Nov 07 , 2018
Step 1: Decide What’s Important in a Camping Experience
The first question to ask yourself is: “what do I want to do, exactly?” This will dictate where you should go, and what you’ll look for in a campsite. Some things to consider, include:
- Activities: Do you want to go hiking? Rafting? Biking? Look for a campsite that has easy access to your favorite outdoor activities. If traveling with a family, you should look for playgrounds and kid-friendly places nearby.
- Tent or RV: Do you have an RV or will you be tenting? It’s important to find a campground that has the right space for your vehicle.
- Rough it or Camp in Style: Bathrooms, electric hookups and running water on site are not always a given. Details like this cannot be overlooked in the planning stages.
- Group Camping or Solo: Think about the number of people in your group, and their varying interests. If you have a small group, a single campsite might do. If you’re traveling with a larger group, a family cabin might be what you need. Also find out what everyone’s expectations are so you can find a spot that everyone will be happy with.
Step 2: Reserve Your Campsite
Once you’ve determined what you want out of your camping trip, the hunt for the perfect campground begins. Here are some tips to find the perfect site:
- Seek out suggestions from friends.
- Read descriptions on ReserveAmerica.com and other campground websites.
- Call the campground directly for more details, or to address questions or concerns.
Booking your campsite is a simple two-part process:
1. Check availability—busier times of the year, which include summer and the surrounding holidays, may require you to book a few months in advance.
2. Take the convenient route and book your campsite online. Simply choose the dates, the campsite you want, and reserve your spot.
Step 3: Plan Your Menu
When planning a camping trip, the menu is often the most daunting. But preparing meals outside is not as limiting or difficult as it may seem; from steaks to omelets and pasta, you can cook it all with the right tools and storage.
- Prep: While a lot of things can be done at the campsite, prepping a few things at home can save time and effort in the outdoors. For example, you can chop fruits and veggies and slice meat at home. Be sure to place food in smaller containers to create more room in the coolers, and soak protein in a bag with marinade for easy transport.
- Spice it up: Just because you’re eating outside, doesn’t mean you can’t use your favorite spices. Remember to pack the basics like salt, pepper, oil or cooking spray, and any additional seasonings you like to use.

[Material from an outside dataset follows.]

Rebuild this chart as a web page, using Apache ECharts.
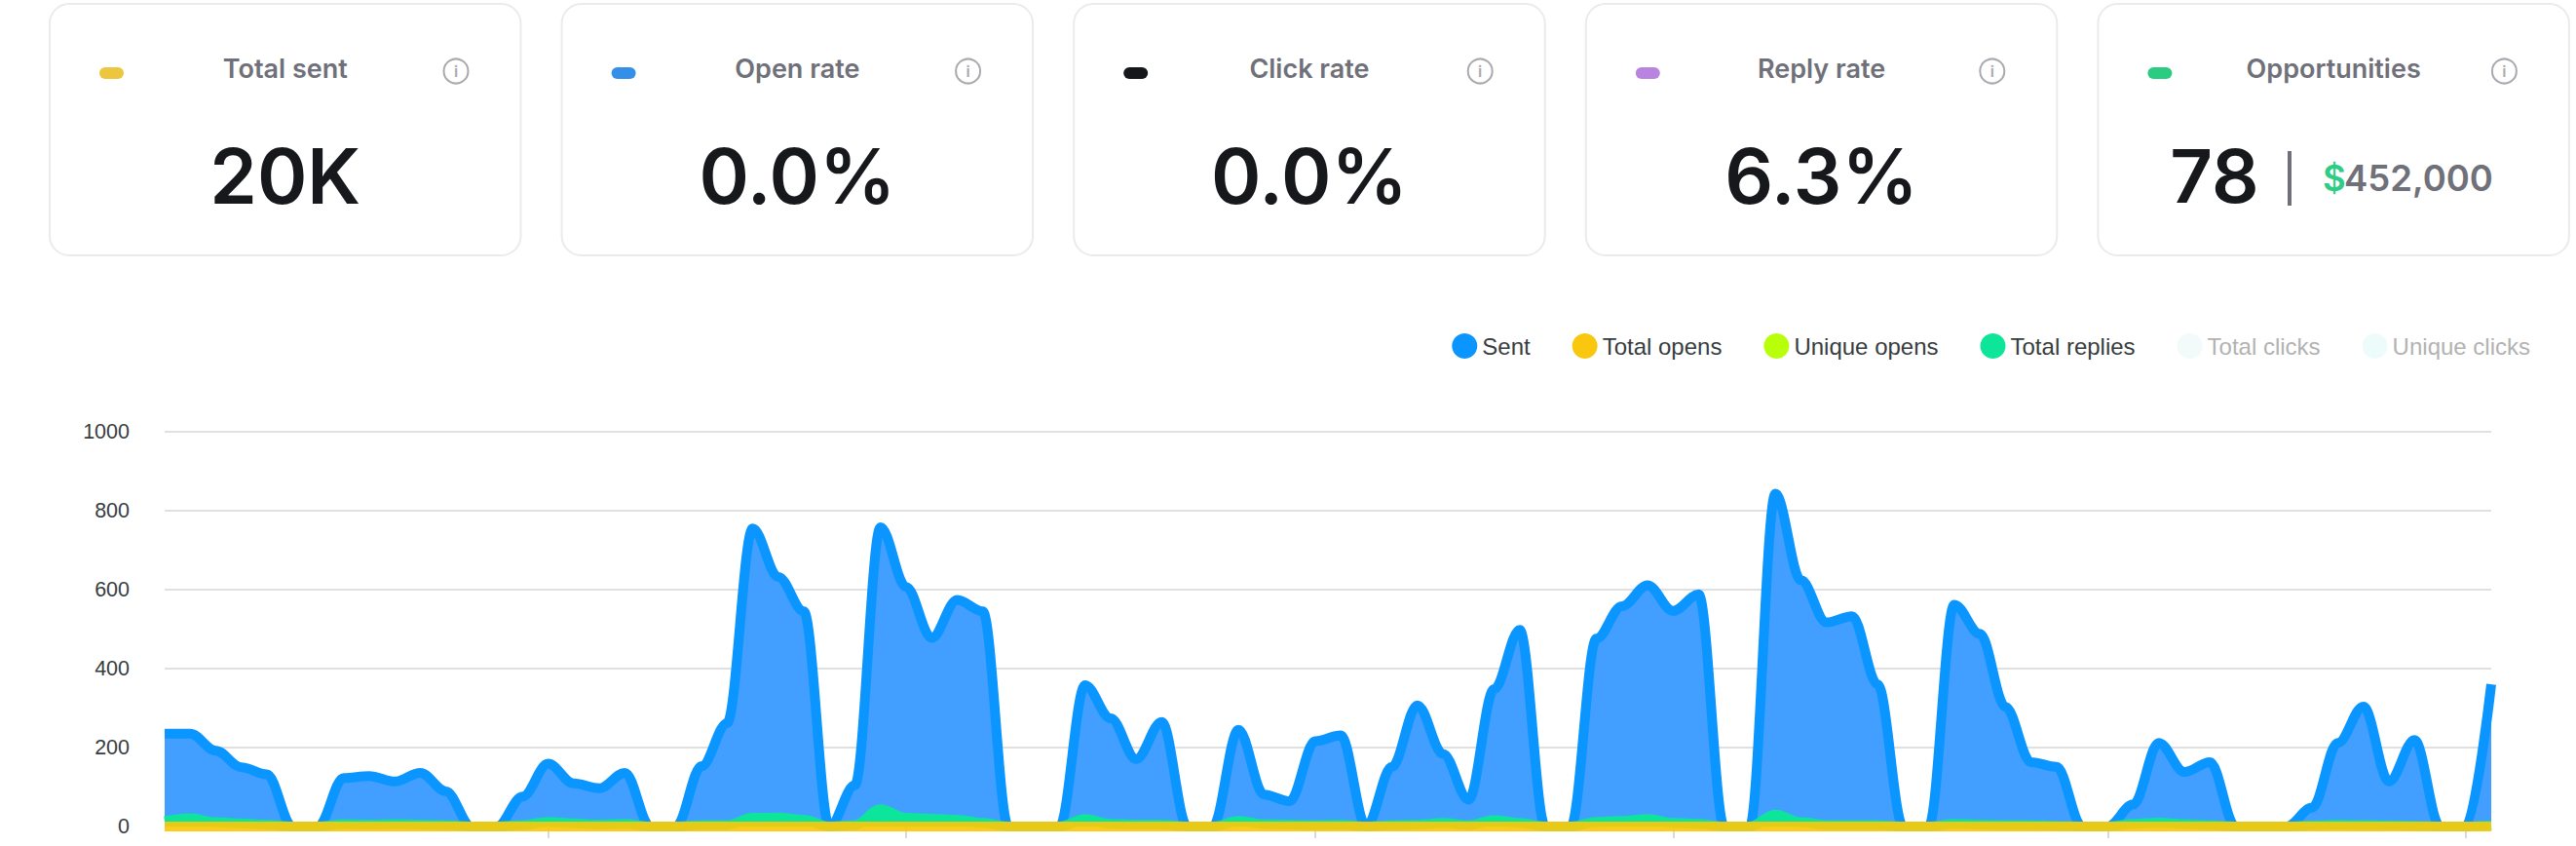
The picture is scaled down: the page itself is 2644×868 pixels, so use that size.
<!DOCTYPE html>
<html><head><meta charset="utf-8">
<style>html,body{margin:0;padding:0;background:#fff}#c{width:2644px;height:868px}</style>
<script src="https://cdn.jsdelivr.net/npm/echarts@6/dist/echarts.min.js"></script>
</head><body><div id="c"></div>
<script>
const cardTitles = ['Total sent','Open rate','Click rate','Reply rate','Opportunities'];
const cardValues = ['20K','0.0%','0.0%','6.3%','78'];
const cardSwatches = ['#EBC63E','#338FE8','#16171B','#B884E0','#2BCB82'];
const opportunityCurrency = '$';
const opportunityAmount = '452,000';
const legendNames = ['Sent','Total opens','Unique opens','Total replies','Total clicks','Unique clicks'];
const yTicks = [0,200,400,600,800,1000];
const tickIndexes = [15,29,45,59,76,90];
const days = [0,1,2,3,4,5,6,7,8,9,10,11,12,13,14,15,16,17,18,19,20,21,22,23,24,25,26,27,28,29,30,31,32,33,34,35,36,37,38,39,40,41,42,43,44,45,46,47,48,49,50,51,52,53,54,55,56,57,58,59,60,61,62,63,64,65,66,67,68,69,70,71,72,73,74,75,76,77,78,79,80,81,82,83,84,85,86,87,88,89,90,91];
const sent = [235,235,192,150,132,0,0,123,128,114,136,89,0,0,76,159,109,97,136,0,0,153,262,755,632,545,0,105,758,607,478,574,545,0,0,0,358,274,171,265,0,0,245,81,64,216,231,0,151,307,184,68,348,498,0,0,476,558,611,546,588,0,0,843,624,517,533,360,0,0,562,488,303,163,151,0,0,56,212,138,163,0,0,0,48,212,304,114,219,0,0,360];
const totalReplies = [14,21,11,8,5,0,0,6,5,6,5,4,0,0,4,12,8,5,7,0,0,4,4,22,23,17,0,4,44,22,20,17,9,0,0,0,19,7,5,5,0,0,14,6,5,4,5,0,4,5,9,4,16,9,0,0,12,14,19,9,7,0,0,30,11,4,4,4,0,0,7,5,4,4,2,0,0,7,10,6,4,0,0,0,3,5,4,3,2,0,0,3];
const totalOpens = [0,0,0,0,0,0,0,0,0,0,0,0,0,0,0,0,0,0,0,0,0,0,0,0,0,0,0,0,0,0,0,0,0,0,0,0,0,0,0,0,0,0,0,0,0,0,0,0,0,0,0,0,0,0,0,0,0,0,0,0,0,0,0,0,0,0,0,0,0,0,0,0,0,0,0,0,0,0,0,0,0,0,0,0,0,0,0,0,0,0,0,0];
const uniqueOpens = [0,0,0,0,0,0,0,0,0,0,0,0,0,0,0,0,0,0,0,0,0,0,0,0,0,0,0,0,0,0,0,0,0,0,0,0,0,0,0,0,0,0,0,0,0,0,0,0,0,0,0,0,0,0,0,0,0,0,0,0,0,0,0,0,0,0,0,0,0,0,0,0,0,0,0,0,0,0,0,0,0,0,0,0,0,0,0,0,0,0,0,0];

const SANS = '"Liberation Sans", Arial, sans-serif';
const CARD_FONT = 'Inter, Lato, sans-serif';
const CARD_W = 483.5, CARD_H = 258, CARD_Y = 4, CARD_PITCH = 525.6, CARD_X0 = 51;
const elements = [];
cardTitles.forEach((title, i) => {
  const x = CARD_X0 + i * CARD_PITCH, cx = x + CARD_W / 2;
  elements.push({type:'rect', shape:{x, y:CARD_Y, width:CARD_W, height:CARD_H, r:20}, style:{fill:'#fff', stroke:'#EAEBEF', lineWidth:2}, silent:true});
  elements.push({type:'rect', shape:{x:x+51, y:69, width:25, height:12, r:6}, style:{fill:cardSwatches[i]}, silent:true});
  elements.push({type:'text', x:cx, y:70, style:{text:title, font:'600 27px '+CARD_FONT, fill:'#6F7079', align:'center', verticalAlign:'middle'}, silent:true});
  elements.push({type:'circle', shape:{cx:x+417, cy:73, r:12.5}, style:{fill:'none', stroke:'#A9A9AF', lineWidth:2}, silent:true});
  elements.push({type:'text', x:x+417, y:73, style:{text:'i', font:'600 16px '+CARD_FONT, fill:'#A9A9AF', align:'center', verticalAlign:'middle'}, silent:true});
  if (i < 4) {
    elements.push({type:'text', x:cx, y:180, style:{text:cardValues[i], font:'600 78px '+CARD_FONT, fill:'#17181C', align:'center', verticalAlign:'middle'}, silent:true});
  } else {
    elements.push({type:'text', x:2273, y:180, style:{text:cardValues[i], font:'600 76px '+CARD_FONT, fill:'#17181C', align:'center', verticalAlign:'middle'}, silent:true});
    elements.push({type:'rect', shape:{x:2348, y:155, width:4, height:56}, style:{fill:'#70707A'}, silent:true});
    elements.push({type:'text', x:2384, y:183, style:{text:opportunityCurrency, font:'600 36.5px '+CARD_FONT, fill:'#2ECC85', align:'left', verticalAlign:'middle'}, silent:true});
    elements.push({type:'text', x:2406, y:183, style:{text:opportunityAmount, font:'600 36.5px '+CARD_FONT, fill:'#6F7079', align:'left', verticalAlign:'middle'}, silent:true});
  }
});
// The reference cuts the strokes off at the right edge of the plot.
elements.push({type:'rect', shape:{x:2558, y:430, width:12, height:430}, style:{fill:'#fff'}, silent:true});

const lineSeries = (name, data, color, z, extra) => Object.assign({
  name, type:'line', data, z, smooth:0.35, smoothMonotone:'x', symbol:'none',
  lineStyle:{color, width:10}, itemStyle:{color}
}, extra || {});

const chart = echarts.init(document.getElementById('c'), null, {renderer:'svg'});
chart.setOption({
  animation:false,
  backgroundColor:'#fff',
  graphic:{elements},
  legend:{
    top:337, right:42, itemWidth:26, itemHeight:26, itemGap:43, icon:'circle', selectedMode:false,
    textStyle:{fontFamily:SANS, fontSize:24, color:'#373D3F'},
    data:legendNames.map((name,i)=> i>=4 ? {name, textStyle:{color:'#B2B2B2'}} : {name})
  },
  grid:{left:169, right:87, top:443, bottom:20, containLabel:false},
  xAxis:{
    type:'category', data:days, boundaryGap:false,
    axisLine:{show:false}, axisLabel:{show:false},
    axisTick:{show:true, length:12, interval:(i)=>tickIndexes.includes(i), lineStyle:{color:'#D9D9D9', width:2}},
    splitLine:{show:false}
  },
  yAxis:{
    type:'value', min:yTicks[0], max:yTicks[yTicks.length-1], interval:200,
    axisLine:{show:false}, axisTick:{show:false},
    axisLabel:{margin:36, fontFamily:SANS, fontSize:21.5, color:'#373D3F', formatter:(v)=>String(v)},
    splitLine:{lineStyle:{color:'#E0E0E0', width:2}}
  },
  series:[
    lineSeries(legendNames[0], sent, '#0A95FF', 2, {areaStyle:{color:'#429FFF', opacity:1}}),
    lineSeries(legendNames[2], uniqueOpens, '#B8FF0A', 3, {lineStyle:{color:'#B8FF0A', width:10, opacity:0.15}}),
    lineSeries(legendNames[3], totalReplies, '#0CE59A', 4, {areaStyle:{color:'#0CE59A', opacity:1}}),
    lineSeries(legendNames[1], totalOpens, '#F9C80E', 5, {lineStyle:{color:'#F9C80E', width:10, opacity:0.93}}),
    {name:legendNames[4], type:'line', data:[], itemStyle:{color:'#F2FAFA'}, lineStyle:{color:'#F2FAFA'}, symbol:'none'},
    {name:legendNames[5], type:'line', data:[], itemStyle:{color:'#EDFBFB'}, lineStyle:{color:'#EDFBFB'}, symbol:'none'}
  ]
});
</script></body></html>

- Food storage: Your menu will likely require foods that need to stay cold. Plan to arrive with ice-filled coolers, but inquire with the campground beforehand about whether they sell ice or if you need to travel elsewhere to replenish your supply. If you don’t have easy access to ice, consider serving the perishable foods within the first few days.
- Cooking tools: More often than not the fire pit comes with an attached grate, which allows you to cook over an open flame. However, consider bringing a camping stove with propane as a backup, or for cooking items that don’t fare as well over the fire. Other important kitchen items include knives, tongs, utensils, spatula, sealable containers, tinfoil, pots, pans, dishes and cups.
Step 4: Pack Your Gear
It’s always good to have a camping checklist on hand so you don’t leave any essentials behind. You can print ours to make the process easier, and add to it over time.
Here are a few basic necessities to get you started:
Shelter: A tent is a must but you might also want a pop-up gazebo for extra shade. Along with these you should bring tarps and extra ropes or bungee cords.
Sleeping: Depending on your sleeping situation, you’ll need sleeping bags, pillows, blankets, camping mats and air mattresses.
Miscellaneous: Don’t forget trash bags, toothbrushes, toothpaste, first aid kit, warm clothes, waterproof matches, maps, water bottles, logs, paper towels, napkins, soap and a tub to wash dishes in.
Finally, be sure to tell someone where you’ll be and when you plan to be back. It’s important that someone knows when they can expect to hear from you and where to find you should anything out of the ordinary happen.
When it comes to planning a camping trip, there are a lot of details to dial in. These four steps can help make it easy and manageable until you fall into your own rhythm. So, get your bags packed, hop in the car, and enjoy your trip.